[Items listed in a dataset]
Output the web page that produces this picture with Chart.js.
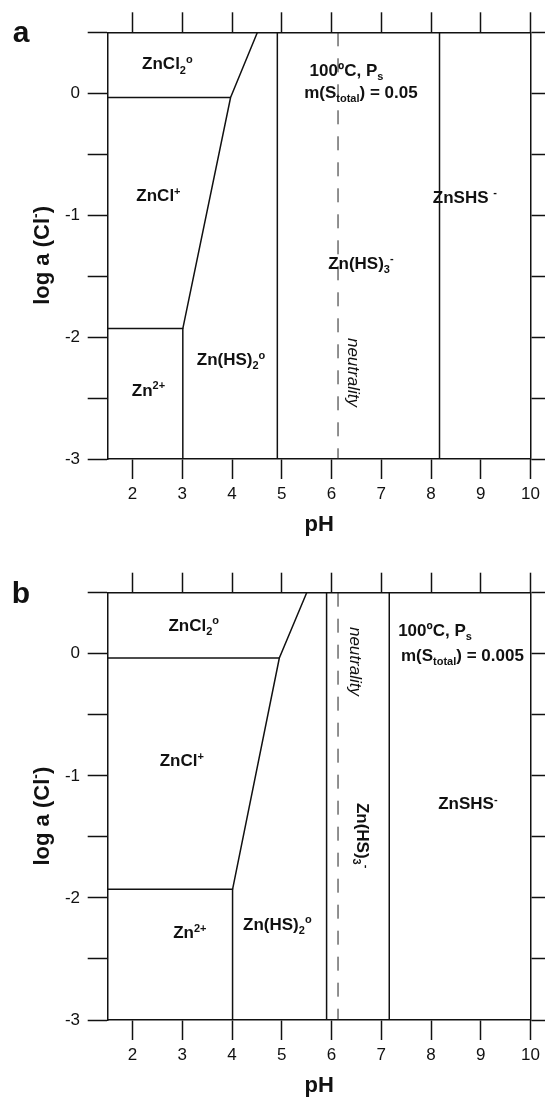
<!DOCTYPE html>
<html>
<head>
<meta charset="utf-8">
<script src="https://cdn.jsdelivr.net/npm/chart.js@4.4.0/dist/chart.umd.min.js"></script>
<style>
    body { margin: 0; background: #fff; }
    .panel { width: 545px; height: 550px; }
</style>
</head>
<body>
<div class="panel"><canvas id="chartA" width="545" height="550"></canvas></div>
<div class="panel"><canvas id="chartB" width="545" height="550"></canvas></div>
<script>
// Axis ranges and ticks
const phMin = 1.5, phMax = 10;
const logClMin = -3, logClMax = 0.5;
const phTicks = [2, 3, 4, 5, 6, 7, 8, 9, 10];
const logClTicks = [-3, -2.5, -2, -1.5, -1, -0.5, 0, 0.5];
const neutralPH = 6.13;

// Panel a: m(S total) = 0.05
const aCl2PH = [1.5, 3.97];
const aCl2Log = [-0.035, -0.035];
const aSlopePH = [4.51, 3.97, 3.01];
const aSlopeLog = [0.5, -0.035, -1.93];
const aZnPH = [1.5, 3.01, 3.01];
const aZnLog = [-1.93, -1.93, -3];
const aHs2Hs3PH = 4.91;
const aHs3ShsPH = 8.17;

// Panel b: m(S total) = 0.005
const bCl2PH = [1.5, 4.95];
const bCl2Log = [-0.035, -0.035];
const bSlopePH = [5.50, 4.95, 4.01];
const bSlopeLog = [0.5, -0.035, -1.93];
const bZnPH = [1.5, 4.01, 4.01];
const bZnLog = [-1.93, -1.93, -3];
const bHs2Hs3PH = 5.90;
const bHs3ShsPH = 7.16;

const FONT = '"Liberation Sans", Arial, Helvetica, sans-serif';
const INK = '#111';

// Field labels, placed in (pH, log a) units
const aLabels = [
    { x: 2.70, y: 0.246, parts: [['ZnCl', ''], ['2', 'sub'], ['o', 'sup']] },
    { x: 6.30, y: 0.19, parts: [['100ºC, P', ''], ['s', 'sub']] },
    { x: 6.59, y: 0.013, parts: [['m(S', ''], ['total', 'sub'], [') = 0.05', '']] },
    { x: 2.52, y: -0.834, parts: [['ZnCl', ''], ['+', 'sup']] },
    { x: 8.68, y: -0.848, parts: [['ZnSHS ', ''], ['-', 'sup']] },
    { x: 6.59, y: -1.39, parts: [['Zn(HS)', ''], ['3', 'sub'], ['-', 'sup']] },
    { x: 3.98, y: -2.18, parts: [['Zn(HS)', ''], ['2', 'sub'], ['o', 'sup']] },
    { x: 2.32, y: -2.43, parts: [['Zn', ''], ['2+', 'sup']] },
    { x: 6.45, y: -2.29, parts: [['neutrality', '']], style: 'italic', rot: Math.PI / 2 }
];

const bLabels = [
    { x: 3.23, y: 0.238, parts: [['ZnCl', ''], ['2', 'sub'], ['o', 'sup']] },
    { x: 6.49, y: -0.063, parts: [['neutrality', '']], style: 'italic', rot: Math.PI / 2 },
    { x: 8.08, y: 0.197, parts: [['100ºC, P', ''], ['s', 'sub']] },
    { x: 8.63, y: -0.008, parts: [['m(S', ''], ['total', 'sub'], [') = 0.005', '']] },
    { x: 2.99, y: -0.87, parts: [['ZnCl', ''], ['+', 'sup']] },
    { x: 8.74, y: -1.225, parts: [['ZnSHS', ''], ['-', 'sup']] },
    { x: 6.63, y: -1.49, parts: [['Zn(HS)', ''], ['3', 'sub'], ['-', 'sup']], rot: Math.PI / 2 },
    { x: 3.15, y: -2.28, parts: [['Zn', ''], ['2+', 'sup']] },
    { x: 4.91, y: -2.21, parts: [['Zn(HS)', ''], ['2', 'sub'], ['o', 'sup']] }
];

function pts(xs, ys) {
    return xs.map((x, i) => ({ x: x, y: ys[i] }));
}

function vline(x) {
    return [{ x: x, y: logClMax }, { x: x, y: logClMin }];
}

function boundary(data) {
    return { data: data, showLine: true, borderColor: INK, borderWidth: 1.5, pointRadius: 0, fill: false };
}

function neutralLine() {
    return { data: vline(neutralPH), showLine: true, borderColor: '#222', borderWidth: 1,
             borderDash: [14, 12], pointRadius: 0, fill: false };
}

// draw text with sub/superscript pieces, centred on (cx, cy)
function drawRich(ctx, parts, cx, cy, size, style, rot) {
    const small = Math.round(size * 0.62);
    const fontOf = mode => `${style} ${mode ? small : size}px ${FONT}`;
    const widths = parts.map(p => { ctx.font = fontOf(p[1]); return ctx.measureText(p[0]).width; });
    const total = widths.reduce((a, b) => a + b, 0);
    ctx.save();
    ctx.translate(cx, cy);
    ctx.rotate(rot || 0);
    ctx.fillStyle = INK;
    ctx.textAlign = 'left';
    ctx.textBaseline = 'alphabetic';
    let x = -total / 2;
    const base = size * 0.36;
    parts.forEach((p, i) => {
        ctx.font = fontOf(p[1]);
        const dy = p[1] === 'sub' ? size * 0.25 : p[1] === 'sup' ? -size * 0.38 : 0;
        ctx.fillText(p[0], x, base + dy);
        x += widths[i];
    });
    ctx.restore();
}

function labelPlugin(labels, letter) {
    return {
        id: 'fieldLabels',
        afterDraw(chart) {
            const ctx = chart.ctx;
            const xs = chart.scales.x, ys = chart.scales.y;
            labels.forEach(l => {
                drawRich(ctx, l.parts, xs.getPixelForValue(l.x), ys.getPixelForValue(l.y),
                         17, l.style || 'bold', l.rot);
            });
            // y axis title
            drawRich(ctx, [['log a (Cl', ''], ['-', 'sup'], [')', '']],
                     ys.left + 40.7, ys.getPixelForValue(-1.33), 22, 'bold', -Math.PI / 2);
            // panel letter
            ctx.save();
            ctx.font = `bold 30px ${FONT}`;
            ctx.fillStyle = INK;
            ctx.textAlign = 'center';
            ctx.textBaseline = 'alphabetic';
            ctx.fillText(letter, 21, chart.chartArea.top + 10);
            ctx.restore();
        }
    };
}

const gridOpts = { drawOnChartArea: false, drawTicks: true, tickLength: 20, tickWidth: 1.5, tickColor: INK };
const borderOpts = { display: true, color: INK, width: 1.5 };

function buildChart(id, lines, labels, letter, topH, bottomH, titlePad) {
    return new Chart(document.getElementById(id), {
        type: 'scatter',
        data: { datasets: lines },
        options: {
            responsive: false,
            animation: false,
            events: [],
            layout: { padding: 0 },
            plugins: { legend: { display: false }, tooltip: { enabled: false } },
            scales: {
                x: {
                    type: 'linear', position: 'bottom', min: phMin, max: phMax,
                    grid: gridOpts, border: borderOpts,
                    afterBuildTicks: s => { s.ticks = phTicks.map(v => ({ value: v })); },
                    afterFit: s => { s.height = bottomH; },
                    ticks: { color: INK, font: { family: FONT, size: 17 }, padding: 5, maxRotation: 0, autoSkip: false },
                    title: { display: true, text: 'pH', color: INK,
                             font: { family: FONT, size: 22, weight: 'bold' },
                             padding: { top: 0, bottom: titlePad } }
                },
                x2: {
                    type: 'linear', position: 'top', min: phMin, max: phMax,
                    grid: gridOpts, border: borderOpts,
                    afterBuildTicks: s => { s.ticks = phTicks.map(v => ({ value: v })); },
                    afterFit: s => { s.height = topH; },
                    ticks: { callback: () => '' }
                },
                y: {
                    type: 'linear', position: 'left', min: logClMin, max: logClMax,
                    grid: gridOpts, border: borderOpts,
                    afterBuildTicks: s => { s.ticks = logClTicks.map(v => ({ value: v })); },
                    afterFit: s => { s.width = 107.7; },
                    ticks: { color: INK, font: { family: FONT, size: 17 }, padding: 7.7,
                             callback: v => Number.isInteger(v) ? String(v) : '' }
                },
                y2: {
                    type: 'linear', position: 'right', min: logClMin, max: logClMax,
                    grid: gridOpts, border: borderOpts,
                    afterBuildTicks: s => { s.ticks = logClTicks.map(v => ({ value: v })); },
                    afterFit: s => { s.width = 10.5; },
                    ticks: { callback: () => '' }
                }
            }
        },
        plugins: [labelPlugin(labels, letter)]
    });
}

buildChart('chartA', [
    boundary(pts(aCl2PH, aCl2Log)),
    boundary(pts(aSlopePH, aSlopeLog)),
    boundary(pts(aZnPH, aZnLog)),
    boundary(vline(aHs2Hs3PH)),
    boundary(vline(aHs3ShsPH)),
    neutralLine()
], aLabels, 'a', 32.3, 91, 11.8);

buildChart('chartB', [
    boundary(pts(bCl2PH, bCl2Log)),
    boundary(pts(bSlopePH, bSlopeLog)),
    boundary(pts(bZnPH, bZnLog)),
    boundary(vline(bHs2Hs3PH)),
    boundary(vline(bHs3ShsPH)),
    neutralLine()
], bLabels, 'b', 42.7, 80, 0.8);
</script>
</body>
</html>
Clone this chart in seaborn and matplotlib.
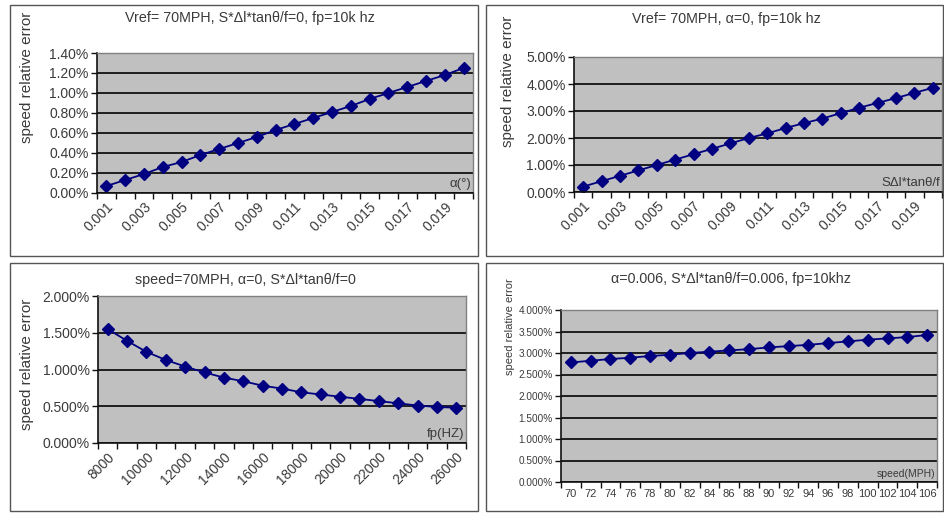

- [Task description]:
Reproduce only the lines running from the beginning of the entries above to the line holding "const INK = '#111';", inclusive. Pictures stay out of the copy.

- [The reply]:
Output the web page that produces this picture with Chart.js.
<!DOCTYPE html>
<html>
<head>
<meta charset="utf-8">
<script src="https://cdn.jsdelivr.net/npm/chart.js@4.4.0/dist/chart.umd.min.js"></script>
<style>
    body { margin: 0; background: #fff; }
    .panel { width: 545px; height: 550px; }
</style>
</head>
<body>
<div class="panel"><canvas id="chartA" width="545" height="550"></canvas></div>
<div class="panel"><canvas id="chartB" width="545" height="550"></canvas></div>
<script>
// Axis ranges and ticks
const phMin = 1.5, phMax = 10;
const logClMin = -3, logClMax = 0.5;
const phTicks = [2, 3, 4, 5, 6, 7, 8, 9, 10];
const logClTicks = [-3, -2.5, -2, -1.5, -1, -0.5, 0, 0.5];
const neutralPH = 6.13;

// Panel a: m(S total) = 0.05
const aCl2PH = [1.5, 3.97];
const aCl2Log = [-0.035, -0.035];
const aSlopePH = [4.51, 3.97, 3.01];
const aSlopeLog = [0.5, -0.035, -1.93];
const aZnPH = [1.5, 3.01, 3.01];
const aZnLog = [-1.93, -1.93, -3];
const aHs2Hs3PH = 4.91;
const aHs3ShsPH = 8.17;

// Panel b: m(S total) = 0.005
const bCl2PH = [1.5, 4.95];
const bCl2Log = [-0.035, -0.035];
const bSlopePH = [5.50, 4.95, 4.01];
const bSlopeLog = [0.5, -0.035, -1.93];
const bZnPH = [1.5, 4.01, 4.01];
const bZnLog = [-1.93, -1.93, -3];
const bHs2Hs3PH = 5.90;
const bHs3ShsPH = 7.16;

const FONT = '"Liberation Sans", Arial, Helvetica, sans-serif';
const INK = '#111';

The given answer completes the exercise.